## Brief:
Make an exact copy of the lines, leaving the pictures out.
>> Begin
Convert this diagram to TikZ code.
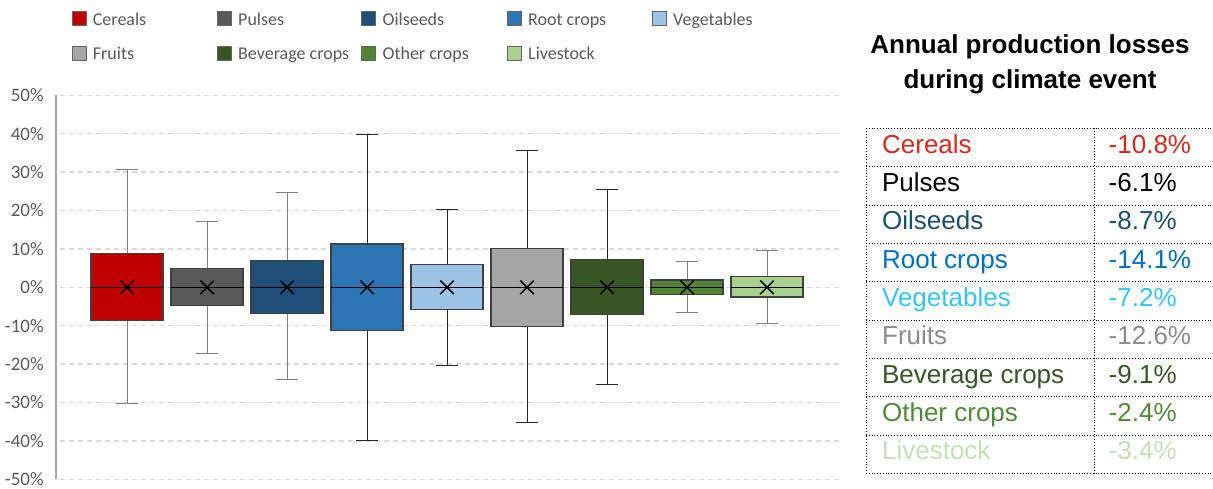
\documentclass[tikz,border=0pt]{standalone}
\usepackage{fontspec}
\setmainfont{Carlito}
\newfontfamily\arialfont{Liberation Sans}
\usetikzlibrary{positioning,shapes.misc}
\definecolor{cereals}{HTML}{C00000}
\definecolor{pulses}{HTML}{595959}
\definecolor{oilseeds}{HTML}{1F4E79}
\definecolor{rootcrops}{HTML}{2E75B6}
\definecolor{vegetables}{HTML}{9DC3E6}
\definecolor{fruits}{HTML}{A5A5A5}
\definecolor{beverage}{HTML}{375623}
\definecolor{othercrops}{HTML}{548235}
\definecolor{livestock}{HTML}{A9D18E}
\definecolor{axisgrey}{HTML}{595959}
\definecolor{gridgrey}{HTML}{D9D9D9}
\definecolor{axisline}{HTML}{A6A6A6}
\definecolor{whisklight}{HTML}{808080}
\definecolor{whiskdark}{HTML}{262626}
\definecolor{boxedge}{HTML}{404040}
% table text colours
\definecolor{tcereals}{HTML}{D42A1E}
\definecolor{tpulses}{HTML}{000000}
\definecolor{toilseeds}{HTML}{1A4F6E}
\definecolor{trootcrops}{HTML}{0070C0}
\definecolor{tvegetables}{HTML}{33C4FA}
\definecolor{tfruits}{HTML}{8C8C8C}
\definecolor{tbeverage}{HTML}{375623}
\definecolor{tothercrops}{HTML}{4F8A36}
\definecolor{tlivestock}{HTML}{C5E0B4}

\begin{document}
\begin{tikzpicture}[x=0.5pt, y=-0.5pt,
    legendbox/.style={rectangle, draw=black!60, line width=0.5pt,
    minimum size=7pt, inner sep=0pt},
    legendtext/.style={font=\fontsize{9}{11}\selectfont, text=axisgrey,
    inner sep=0pt, text height=8pt, text depth=1.5pt},
    ticklabel/.style={font=\fontsize{9.5}{11}\selectfont, text=axisgrey,
    anchor=east, inner sep=0pt},
    gridline/.style={draw=gridgrey, line width=0.65pt,
    dash pattern=on 2.5pt off 2pt},
    meanmark/.style={cross out, draw=black, line width=0.75pt,
    minimum size=6pt, inner sep=0pt},
    cell/.style={font=\arialfont\fontsize{13}{15}\selectfont,
    anchor=base west, inner sep=0pt},
    tablerule/.style={densely dotted, line width=0.4pt},
  ]
  \useasboundingbox (0,0) rectangle (1213,488);

  % Legend
  \foreach \lx/\ly/\lc/\lt [count=\i] in {79/18.5/cereals/Cereals,
      224.3/18.5/pulses/Pulses, 368.7/18.5/oilseeds/Oilseeds,
      514.3/18.5/rootcrops/Root crops, 659.3/18.5/vegetables/Vegetables,
      79/53/fruits/Fruits, 224.3/53/beverage/Beverage crops,
      368.7/53/othercrops/Other crops, 514.3/53/livestock/Livestock} {
    \node[legendbox, fill=\lc] (lg\i) at (\lx,\ly) {};
    \node[legendtext, right=3pt of lg\i] (lt\i) {\lt};
  }

  % Chart: x in pixels, y in percent
  \begin{scope}[yshift=-143.65pt, y=1.92pt]
    \foreach \p in {-50,-40,...,50} {
      \draw[gridline] (60,\p) -- (842,\p);
      \node[ticklabel] (tick\p) at (44,\p) {\p\%};
    }
    \draw[axisline, line width=0.75pt] (56,-50) -- (56,50);

    % boxes: centre / q1 / q3 / min / max / fill / whisker colour
    \foreach \cx/\qa/\qb/\wa/\wb/\fc/\wc in {
        127/-8.7/8.75/-30.2/30.7/cereals/whisklight,
        207/-4.8/4.85/-17.2/17.2/pulses/whisklight,
        287/-6.9/7.0/-24.1/24.6/oilseeds/whisklight,
        367/-11.3/11.3/-39.8/39.9/rootcrops/whiskdark,
        447/-5.7/5.9/-20.3/20.3/vegetables/whiskdark,
        527/-10.2/10.2/-35.3/35.7/fruits/whiskdark,
        607/-7.0/7.3/-25.3/25.5/beverage/whiskdark,
        687/-1.9/1.9/-6.6/6.8/othercrops/whisklight,
        767/-2.5/2.9/-9.5/9.7/livestock/whisklight} {
      \draw[\wc, line width=0.5pt] (\cx,\wa) -- (\cx,\qa)
        (\cx,\qb) -- (\cx,\wb);
      \draw[\wc, line width=0.5pt] (\cx-11,\wa) -- (\cx+11,\wa)
        (\cx-11,\wb) -- (\cx+11,\wb);
      \draw[fill=\fc, draw=boxedge, line width=0.6pt]
        (\cx-36,\qa) rectangle (\cx+36,\qb);
      \draw[black, line width=0.5pt] (\cx-36,0) -- (\cx+36,0);
      \node[meanmark] (mean\cx) at (\cx,0) {};
    }
  \end{scope}

  % Title
  \node[font=\arialfont\bfseries\fontsize{13}{15}\selectfont, anchor=base]
    (title1) at (1030,53.3) {Annual production losses};
  \node[font=\arialfont\bfseries\fontsize{13}{15}\selectfont, anchor=base]
    (title2) at (1030,88.3) {during climate event};

  % Table
  \foreach \i in {0,...,9}
    \draw[tablerule] (866,128.3+38.33*\i) -- (1213,128.3+38.33*\i);
  \draw[tablerule] (866,128.3) -- (866,473.3);
  \draw[tablerule] (1094.3,128.3) -- (1094.3,473.3);
  \foreach \tn/\tv/\tc [count=\i from 0] in {Cereals/-10.8/tcereals,
      Pulses/-6.1/tpulses, Oilseeds/-8.7/toilseeds,
      Root crops/-14.1/trootcrops, Vegetables/-7.2/tvegetables,
      Fruits/-12.6/tfruits, Beverage crops/-9.1/tbeverage,
      Other crops/-2.4/tothercrops, Livestock/-3.4/tlivestock} {
    \node[cell, text=\tc] (name\i) at (881.7,153.3+38.33*\i) {\tn};
    \node[cell, text=\tc] (val\i) at (1108.3,153.3+38.33*\i) {\tv\%};
  }
\end{tikzpicture}
\end{document}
>> End
## The reply:
Convert this diagram to TikZ code.
\documentclass[tikz,border=0pt]{standalone}
\usepackage{fontspec}
\setmainfont{Carlito}
\newfontfamily\arialfont{Liberation Sans}
\usetikzlibrary{positioning,shapes.misc}
\definecolor{cereals}{HTML}{C00000}
\definecolor{pulses}{HTML}{595959}
\definecolor{oilseeds}{HTML}{1F4E79}
\definecolor{rootcrops}{HTML}{2E75B6}
\definecolor{vegetables}{HTML}{9DC3E6}
\definecolor{fruits}{HTML}{A5A5A5}
\definecolor{beverage}{HTML}{375623}
\definecolor{othercrops}{HTML}{548235}
\definecolor{livestock}{HTML}{A9D18E}
\definecolor{axisgrey}{HTML}{595959}
\definecolor{gridgrey}{HTML}{D9D9D9}
\definecolor{axisline}{HTML}{A6A6A6}
\definecolor{whisklight}{HTML}{808080}
\definecolor{whiskdark}{HTML}{262626}
\definecolor{boxedge}{HTML}{404040}
% table text colours
\definecolor{tcereals}{HTML}{D42A1E}
\definecolor{tpulses}{HTML}{000000}
\definecolor{toilseeds}{HTML}{1A4F6E}
\definecolor{trootcrops}{HTML}{0070C0}
\definecolor{tvegetables}{HTML}{33C4FA}
\definecolor{tfruits}{HTML}{8C8C8C}
\definecolor{tbeverage}{HTML}{375623}
\definecolor{tothercrops}{HTML}{4F8A36}
\definecolor{tlivestock}{HTML}{C5E0B4}

\begin{document}
\begin{tikzpicture}[x=0.5pt, y=-0.5pt,
    legendbox/.style={rectangle, draw=black!60, line width=0.5pt,
    minimum size=7pt, inner sep=0pt},
    legendtext/.style={font=\fontsize{9}{11}\selectfont, text=axisgrey,
    inner sep=0pt, text height=8pt, text depth=1.5pt},
    ticklabel/.style={font=\fontsize{9.5}{11}\selectfont, text=axisgrey,
    anchor=east, inner sep=0pt},
    gridline/.style={draw=gridgrey, line width=0.65pt,
    dash pattern=on 2.5pt off 2pt},
    meanmark/.style={cross out, draw=black, line width=0.75pt,
    minimum size=6pt, inner sep=0pt},
    cell/.style={font=\arialfont\fontsize{13}{15}\selectfont,
    anchor=base west, inner sep=0pt},
    tablerule/.style={densely dotted, line width=0.4pt},
  ]
  \useasboundingbox (0,0) rectangle (1213,488);

  % Legend
  \foreach \lx/\ly/\lc/\lt [count=\i] in {79/18.5/cereals/Cereals,
      224.3/18.5/pulses/Pulses, 368.7/18.5/oilseeds/Oilseeds,
      514.3/18.5/rootcrops/Root crops, 659.3/18.5/vegetables/Vegetables,
      79/53/fruits/Fruits, 224.3/53/beverage/Beverage crops,
      368.7/53/othercrops/Other crops, 514.3/53/livestock/Livestock} {
    \node[legendbox, fill=\lc] (lg\i) at (\lx,\ly) {};
    \node[legendtext, right=3pt of lg\i] (lt\i) {\lt};
  }

  % Chart: x in pixels, y in percent
  \begin{scope}[yshift=-143.65pt, y=1.92pt]
    \foreach \p in {-50,-40,...,50} {
      \draw[gridline] (60,\p) -- (842,\p);
      \node[ticklabel] (tick\p) at (44,\p) {\p\%};
    }
    \draw[axisline, line width=0.75pt] (56,-50) -- (56,50);

    % boxes: centre / q1 / q3 / min / max / fill / whisker colour
    \foreach \cx/\qa/\qb/\wa/\wb/\fc/\wc in {
        127/-8.7/8.75/-30.2/30.7/cereals/whisklight,
        207/-4.8/4.85/-17.2/17.2/pulses/whisklight,
        287/-6.9/7.0/-24.1/24.6/oilseeds/whisklight,
        367/-11.3/11.3/-39.8/39.9/rootcrops/whiskdark,
        447/-5.7/5.9/-20.3/20.3/vegetables/whiskdark,
        527/-10.2/10.2/-35.3/35.7/fruits/whiskdark,
        607/-7.0/7.3/-25.3/25.5/beverage/whiskdark,
        687/-1.9/1.9/-6.6/6.8/othercrops/whisklight,
        767/-2.5/2.9/-9.5/9.7/livestock/whisklight} {
      \draw[\wc, line width=0.5pt] (\cx,\wa) -- (\cx,\qa)
        (\cx,\qb) -- (\cx,\wb);
      \draw[\wc, line width=0.5pt] (\cx-11,\wa) -- (\cx+11,\wa)
        (\cx-11,\wb) -- (\cx+11,\wb);
      \draw[fill=\fc, draw=boxedge, line width=0.6pt]
        (\cx-36,\qa) rectangle (\cx+36,\qb);
      \draw[black, line width=0.5pt] (\cx-36,0) -- (\cx+36,0);
      \node[meanmark] (mean\cx) at (\cx,0) {};
    }
  \end{scope}

  % Title
  \node[font=\arialfont\bfseries\fontsize{13}{15}\selectfont, anchor=base]
    (title1) at (1030,53.3) {Annual production losses};
  \node[font=\arialfont\bfseries\fontsize{13}{15}\selectfont, anchor=base]
    (title2) at (1030,88.3) {during climate event};

  % Table
  \foreach \i in {0,...,9}
    \draw[tablerule] (866,128.3+38.33*\i) -- (1213,128.3+38.33*\i);
  \draw[tablerule] (866,128.3) -- (866,473.3);
  \draw[tablerule] (1094.3,128.3) -- (1094.3,473.3);
  \foreach \tn/\tv/\tc [count=\i from 0] in {Cereals/-10.8/tcereals,
      Pulses/-6.1/tpulses, Oilseeds/-8.7/toilseeds,
      Root crops/-14.1/trootcrops, Vegetables/-7.2/tvegetables,
      Fruits/-12.6/tfruits, Beverage crops/-9.1/tbeverage,
      Other crops/-2.4/tothercrops, Livestock/-3.4/tlivestock} {
    \node[cell, text=\tc] (name\i) at (881.7,153.3+38.33*\i) {\tn};
    \node[cell, text=\tc] (val\i) at (1108.3,153.3+38.33*\i) {\tv\%};
  }
\end{tikzpicture}
\end{document}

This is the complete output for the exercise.